Written: 2022-11-28 15:00:40Updated: 2022-11-28 15:04:47

A Japanese film director of Korean descent renowned for his work capturing stories of Koreans residing in Japan has died.

According to Japanese media outlets, including Kyodo News, Yoichi Sai, whose Korean name is Choi Yang-il, succumbed to bladder cancer at his Tokyo residence Sunday at the age of 73.

Born in Nagano Prefecture to a Korean father and a Japanese mother, Choi worked with director Nagisa Oshima in the 1978 film, "In the Realm of the Senses."

He successfully debuted as director with "Mosquito on the Tenth Floor" in 1983, which was screened at the Venice International Film Festival the following year.

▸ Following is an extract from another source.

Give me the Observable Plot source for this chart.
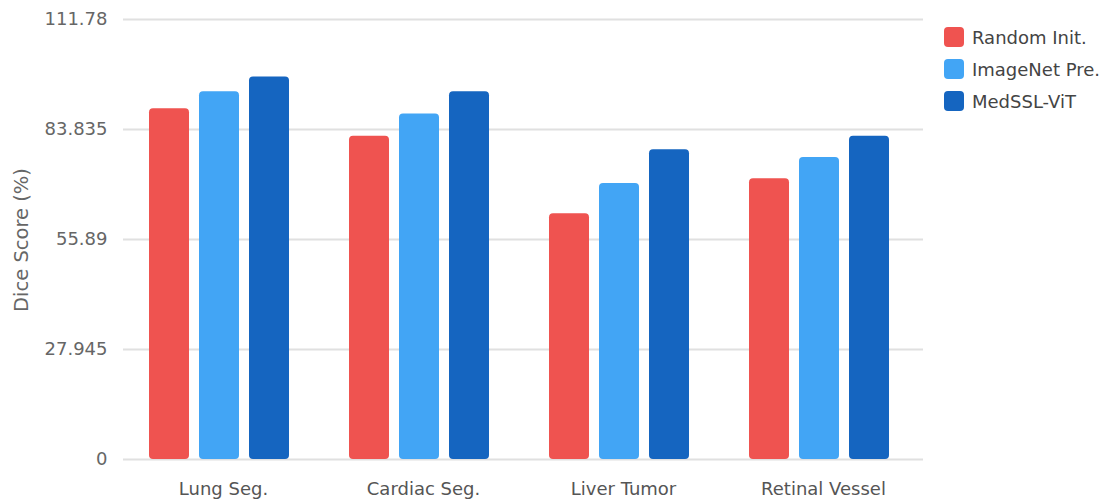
<!DOCTYPE html>
<html>
<head>
<meta charset="utf-8">
<script src="https://cdn.jsdelivr.net/npm/d3@7"></script>
<script src="https://cdn.jsdelivr.net/npm/@observablehq/plot@0.6"></script>
<style>
  body { margin: 0; background: #fff; }
  #wrap { position: relative; width: 1103px; height: 502px; font-family: "DejaVu Sans", sans-serif; }
  #ylabel { position: absolute; left: 21px; top: 240px; transform: translate(-50%, -50%) rotate(-90deg); font-size: 19.5px; color: #666; white-space: nowrap; }
  #legend { position: absolute; left: 944px; top: 27px; }
  .item { display: flex; align-items: center; height: 20px; margin-bottom: 12px; font-size: 18px; color: #444; white-space: nowrap; }
  .sw { width: 20px; height: 20px; border-radius: 4px; margin-right: 8px; }
</style>
</head>
<body>
<div id="wrap"></div>
<script>
const tasks = ["Lung Seg.", "Cardiac Seg.", "Liver Tumor", "Retinal Vessel"];
const methods = ["Random Init.", "ImageNet Pre.", "MedSSL-ViT"];
const colors = ["#EF5350", "#42A5F5", "#1565C0"];
const randomInit = [89.1, 82.1, 62.4, 71.3];
const imagenetPre = [93.4, 87.8, 70.1, 76.7];
const medsslVit = [97.2, 93.4, 78.7, 82.1];
const yTicks = [0, 27.945, 55.89, 83.835, 111.78];
const yTickLabels = ["0", "27.945", "55.89", "83.835", "111.78"];
const yLabel = "Dice Score (%)";

const series = [randomInit, imagenetPre, medsslVit];
const data = [];
tasks.forEach((t, i) => methods.forEach((m, j) => data.push({task: t, method: m, value: series[j][i]})));

const chart = Plot.plot({
  width: 1103,
  height: 502,
  marginLeft: 119,
  marginRight: 184,
  marginTop: 19,
  marginBottom: 43,
  style: {fontFamily: "DejaVu Sans, sans-serif", fontSize: "18px", color: "#666", background: "#fff"},
  fx: {domain: tasks, padding: 0, label: null},
  x: {domain: methods, paddingInner: 0.2, paddingOuter: 0.6, axis: null},
  y: {domain: [0, 111.78], label: null},
  color: {domain: methods, range: colors},
  marks: [
    Plot.ruleY(yTicks, {stroke: "#e0e0e0", strokeWidth: 2, dx: 4}),
    Plot.barY(data, {fx: "task", x: "method", y: "value", fill: "method", rx: 4}),
    Plot.axisY({ticks: yTicks, tickSize: 0, tickPadding: 12, tickFormat: d => yTickLabels[yTicks.indexOf(d)], label: null, fill: "#666", fontSize: 18}),
    Plot.axisFx({anchor: "bottom", tickSize: 0, tickPadding: 23, dx: 4, label: null, fill: "#555", fontSize: 18})
  ]
});

const wrap = document.getElementById("wrap");
wrap.appendChild(chart);

const yl = document.createElement("div");
yl.id = "ylabel";
yl.textContent = yLabel;
wrap.appendChild(yl);

const lg = document.createElement("div");
lg.id = "legend";
methods.forEach((m, j) => {
  const it = document.createElement("div");
  it.className = "item";
  const sw = document.createElement("div");
  sw.className = "sw";
  sw.style.background = colors[j];
  const tx = document.createElement("span");
  tx.textContent = m;
  it.appendChild(sw);
  it.appendChild(tx);
  lg.appendChild(it);
});
wrap.appendChild(lg);
</script>
</body>
</html>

Choi is most acclaimed for his 1993 film "All Under the Moon," an adapted screenplay of the novel "Taxi Crazy Rhapsody" by a Japanese writer of Korean descent, Yang Sok-il, about an ethnic Korean taxi driver in Tokyo who falls in love with a Filipina working as a bar hostess.

In 2004, Choi directed "Blood and Bones," also based on a book by Yang about a Korean man who moved to Japan's Osaka in the 1920s during Japan's colonial rule of the Korean Peninsula.